WRITTEN REQUEST:
Pictures aside, quote the whole listing exactly.

::: ITEMS

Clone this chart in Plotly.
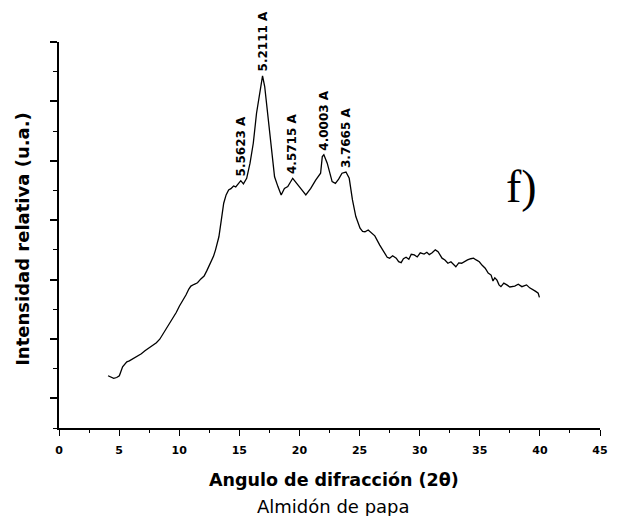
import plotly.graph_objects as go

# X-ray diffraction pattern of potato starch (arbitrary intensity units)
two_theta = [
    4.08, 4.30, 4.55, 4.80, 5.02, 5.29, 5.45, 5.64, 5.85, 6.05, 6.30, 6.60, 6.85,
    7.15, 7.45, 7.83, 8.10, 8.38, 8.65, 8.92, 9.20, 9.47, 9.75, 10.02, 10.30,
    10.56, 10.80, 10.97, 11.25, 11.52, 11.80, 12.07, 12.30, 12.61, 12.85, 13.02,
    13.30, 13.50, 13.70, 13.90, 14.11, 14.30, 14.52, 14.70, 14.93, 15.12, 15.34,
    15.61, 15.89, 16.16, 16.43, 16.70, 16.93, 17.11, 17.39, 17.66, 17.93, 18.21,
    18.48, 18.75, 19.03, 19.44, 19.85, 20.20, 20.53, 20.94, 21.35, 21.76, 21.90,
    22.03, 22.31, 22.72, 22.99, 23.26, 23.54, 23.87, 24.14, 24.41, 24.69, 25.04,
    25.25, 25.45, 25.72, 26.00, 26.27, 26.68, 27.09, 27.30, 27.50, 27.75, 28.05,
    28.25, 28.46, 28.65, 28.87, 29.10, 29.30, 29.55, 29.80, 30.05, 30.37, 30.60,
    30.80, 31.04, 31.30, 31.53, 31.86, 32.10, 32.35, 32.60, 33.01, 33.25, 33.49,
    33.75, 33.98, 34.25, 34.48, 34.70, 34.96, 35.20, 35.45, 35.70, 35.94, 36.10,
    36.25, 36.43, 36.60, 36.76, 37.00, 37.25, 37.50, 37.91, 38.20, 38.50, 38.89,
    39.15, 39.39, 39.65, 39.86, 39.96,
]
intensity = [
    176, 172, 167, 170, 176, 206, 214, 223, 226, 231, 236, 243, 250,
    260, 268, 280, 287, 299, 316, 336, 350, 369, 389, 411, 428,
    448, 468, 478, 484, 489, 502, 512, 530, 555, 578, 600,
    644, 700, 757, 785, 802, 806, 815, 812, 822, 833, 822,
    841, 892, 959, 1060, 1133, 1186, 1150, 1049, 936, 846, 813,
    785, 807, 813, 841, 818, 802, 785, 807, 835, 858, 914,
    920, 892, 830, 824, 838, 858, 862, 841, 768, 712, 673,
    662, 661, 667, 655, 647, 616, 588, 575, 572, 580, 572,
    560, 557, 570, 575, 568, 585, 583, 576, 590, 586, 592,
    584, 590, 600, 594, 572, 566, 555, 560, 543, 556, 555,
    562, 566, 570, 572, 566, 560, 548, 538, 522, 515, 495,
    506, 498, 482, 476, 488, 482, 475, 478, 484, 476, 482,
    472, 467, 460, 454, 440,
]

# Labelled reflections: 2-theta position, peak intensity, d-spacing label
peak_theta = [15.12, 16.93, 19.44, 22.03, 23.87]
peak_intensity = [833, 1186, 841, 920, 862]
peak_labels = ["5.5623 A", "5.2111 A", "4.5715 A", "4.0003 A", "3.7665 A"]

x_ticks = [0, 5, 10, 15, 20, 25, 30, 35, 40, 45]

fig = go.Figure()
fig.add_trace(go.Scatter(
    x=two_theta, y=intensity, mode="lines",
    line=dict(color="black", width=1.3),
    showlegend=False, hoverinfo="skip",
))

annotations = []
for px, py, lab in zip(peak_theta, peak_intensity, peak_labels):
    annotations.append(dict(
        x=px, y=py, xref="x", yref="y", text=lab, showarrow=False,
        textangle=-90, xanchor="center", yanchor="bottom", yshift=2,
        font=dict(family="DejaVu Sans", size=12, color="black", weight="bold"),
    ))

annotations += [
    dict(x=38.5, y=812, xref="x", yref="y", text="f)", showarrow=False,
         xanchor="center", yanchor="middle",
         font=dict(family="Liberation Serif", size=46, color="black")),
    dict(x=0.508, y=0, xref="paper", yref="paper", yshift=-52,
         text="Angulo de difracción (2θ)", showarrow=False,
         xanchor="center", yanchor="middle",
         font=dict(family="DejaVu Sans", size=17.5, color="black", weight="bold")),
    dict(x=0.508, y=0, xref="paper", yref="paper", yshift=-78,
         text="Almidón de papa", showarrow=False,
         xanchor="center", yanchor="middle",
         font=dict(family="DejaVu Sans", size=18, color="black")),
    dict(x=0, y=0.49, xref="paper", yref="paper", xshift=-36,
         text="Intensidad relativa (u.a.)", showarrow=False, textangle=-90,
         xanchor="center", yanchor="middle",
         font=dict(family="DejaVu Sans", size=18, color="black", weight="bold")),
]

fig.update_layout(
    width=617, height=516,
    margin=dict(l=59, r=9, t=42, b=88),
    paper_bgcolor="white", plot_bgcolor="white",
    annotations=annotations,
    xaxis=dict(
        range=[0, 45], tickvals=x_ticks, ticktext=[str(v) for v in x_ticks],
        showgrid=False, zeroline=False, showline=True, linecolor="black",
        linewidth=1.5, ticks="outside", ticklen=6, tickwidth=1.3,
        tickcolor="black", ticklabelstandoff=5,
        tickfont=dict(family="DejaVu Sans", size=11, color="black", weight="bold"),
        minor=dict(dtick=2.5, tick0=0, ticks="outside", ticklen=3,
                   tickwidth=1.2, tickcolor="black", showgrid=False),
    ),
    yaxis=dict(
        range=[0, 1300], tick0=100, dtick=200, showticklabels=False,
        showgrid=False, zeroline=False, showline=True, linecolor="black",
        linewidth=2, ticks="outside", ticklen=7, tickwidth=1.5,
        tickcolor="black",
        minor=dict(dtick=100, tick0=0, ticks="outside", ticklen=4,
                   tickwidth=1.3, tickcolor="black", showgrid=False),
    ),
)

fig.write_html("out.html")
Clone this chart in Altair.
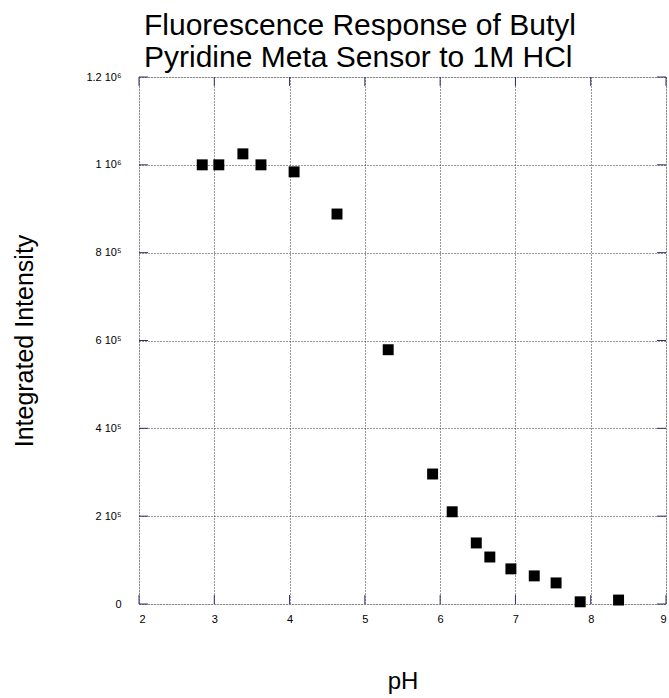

::::::

FINISHED TASK:
Clone this chart in Plotly.
import plotly.graph_objects as go

# X-ray diffraction pattern of potato starch (arbitrary intensity units)
two_theta = [
    4.08, 4.30, 4.55, 4.80, 5.02, 5.29, 5.45, 5.64, 5.85, 6.05, 6.30, 6.60, 6.85,
    7.15, 7.45, 7.83, 8.10, 8.38, 8.65, 8.92, 9.20, 9.47, 9.75, 10.02, 10.30,
    10.56, 10.80, 10.97, 11.25, 11.52, 11.80, 12.07, 12.30, 12.61, 12.85, 13.02,
    13.30, 13.50, 13.70, 13.90, 14.11, 14.30, 14.52, 14.70, 14.93, 15.12, 15.34,
    15.61, 15.89, 16.16, 16.43, 16.70, 16.93, 17.11, 17.39, 17.66, 17.93, 18.21,
    18.48, 18.75, 19.03, 19.44, 19.85, 20.20, 20.53, 20.94, 21.35, 21.76, 21.90,
    22.03, 22.31, 22.72, 22.99, 23.26, 23.54, 23.87, 24.14, 24.41, 24.69, 25.04,
    25.25, 25.45, 25.72, 26.00, 26.27, 26.68, 27.09, 27.30, 27.50, 27.75, 28.05,
    28.25, 28.46, 28.65, 28.87, 29.10, 29.30, 29.55, 29.80, 30.05, 30.37, 30.60,
    30.80, 31.04, 31.30, 31.53, 31.86, 32.10, 32.35, 32.60, 33.01, 33.25, 33.49,
    33.75, 33.98, 34.25, 34.48, 34.70, 34.96, 35.20, 35.45, 35.70, 35.94, 36.10,
    36.25, 36.43, 36.60, 36.76, 37.00, 37.25, 37.50, 37.91, 38.20, 38.50, 38.89,
    39.15, 39.39, 39.65, 39.86, 39.96,
]
intensity = [
    176, 172, 167, 170, 176, 206, 214, 223, 226, 231, 236, 243, 250,
    260, 268, 280, 287, 299, 316, 336, 350, 369, 389, 411, 428,
    448, 468, 478, 484, 489, 502, 512, 530, 555, 578, 600,
    644, 700, 757, 785, 802, 806, 815, 812, 822, 833, 822,
    841, 892, 959, 1060, 1133, 1186, 1150, 1049, 936, 846, 813,
    785, 807, 813, 841, 818, 802, 785, 807, 835, 858, 914,
    920, 892, 830, 824, 838, 858, 862, 841, 768, 712, 673,
    662, 661, 667, 655, 647, 616, 588, 575, 572, 580, 572,
    560, 557, 570, 575, 568, 585, 583, 576, 590, 586, 592,
    584, 590, 600, 594, 572, 566, 555, 560, 543, 556, 555,
    562, 566, 570, 572, 566, 560, 548, 538, 522, 515, 495,
    506, 498, 482, 476, 488, 482, 475, 478, 484, 476, 482,
    472, 467, 460, 454, 440,
]

# Labelled reflections: 2-theta position, peak intensity, d-spacing label
peak_theta = [15.12, 16.93, 19.44, 22.03, 23.87]
peak_intensity = [833, 1186, 841, 920, 862]
peak_labels = ["5.5623 A", "5.2111 A", "4.5715 A", "4.0003 A", "3.7665 A"]

x_ticks = [0, 5, 10, 15, 20, 25, 30, 35, 40, 45]

fig = go.Figure()
fig.add_trace(go.Scatter(
    x=two_theta, y=intensity, mode="lines",
    line=dict(color="black", width=1.3),
    showlegend=False, hoverinfo="skip",
))

annotations = []
for px, py, lab in zip(peak_theta, peak_intensity, peak_labels):
    annotations.append(dict(
        x=px, y=py, xref="x", yref="y", text=lab, showarrow=False,
        textangle=-90, xanchor="center", yanchor="bottom", yshift=2,
        font=dict(family="DejaVu Sans", size=12, color="black", weight="bold"),
    ))

annotations += [
    dict(x=38.5, y=812, xref="x", yref="y", text="f)", showarrow=False,
         xanchor="center", yanchor="middle",
         font=dict(family="Liberation Serif", size=46, color="black")),
    dict(x=0.508, y=0, xref="paper", yref="paper", yshift=-52,
         text="Angulo de difracción (2θ)", showarrow=False,
         xanchor="center", yanchor="middle",
         font=dict(family="DejaVu Sans", size=17.5, color="black", weight="bold")),
    dict(x=0.508, y=0, xref="paper", yref="paper", yshift=-78,
         text="Almidón de papa", showarrow=False,
         xanchor="center", yanchor="middle",
         font=dict(family="DejaVu Sans", size=18, color="black")),
    dict(x=0, y=0.49, xref="paper", yref="paper", xshift=-36,
         text="Intensidad relativa (u.a.)", showarrow=False, textangle=-90,
         xanchor="center", yanchor="middle",
         font=dict(family="DejaVu Sans", size=18, color="black", weight="bold")),
]

fig.update_layout(
    width=617, height=516,
    margin=dict(l=59, r=9, t=42, b=88),
    paper_bgcolor="white", plot_bgcolor="white",
    annotations=annotations,
    xaxis=dict(
        range=[0, 45], tickvals=x_ticks, ticktext=[str(v) for v in x_ticks],
        showgrid=False, zeroline=False, showline=True, linecolor="black",
        linewidth=1.5, ticks="outside", ticklen=6, tickwidth=1.3,
        tickcolor="black", ticklabelstandoff=5,
        tickfont=dict(family="DejaVu Sans", size=11, color="black", weight="bold"),
        minor=dict(dtick=2.5, tick0=0, ticks="outside", ticklen=3,
                   tickwidth=1.2, tickcolor="black", showgrid=False),
    ),
    yaxis=dict(
        range=[0, 1300], tick0=100, dtick=200, showticklabels=False,
        showgrid=False, zeroline=False, showline=True, linecolor="black",
        linewidth=2, ticks="outside", ticklen=7, tickwidth=1.5,
        tickcolor="black",
        minor=dict(dtick=100, tick0=0, ticks="outside", ticklen=4,
                   tickwidth=1.3, tickcolor="black", showgrid=False),
    ),
)

fig.write_html("out.html")
Clone this chart in Altair.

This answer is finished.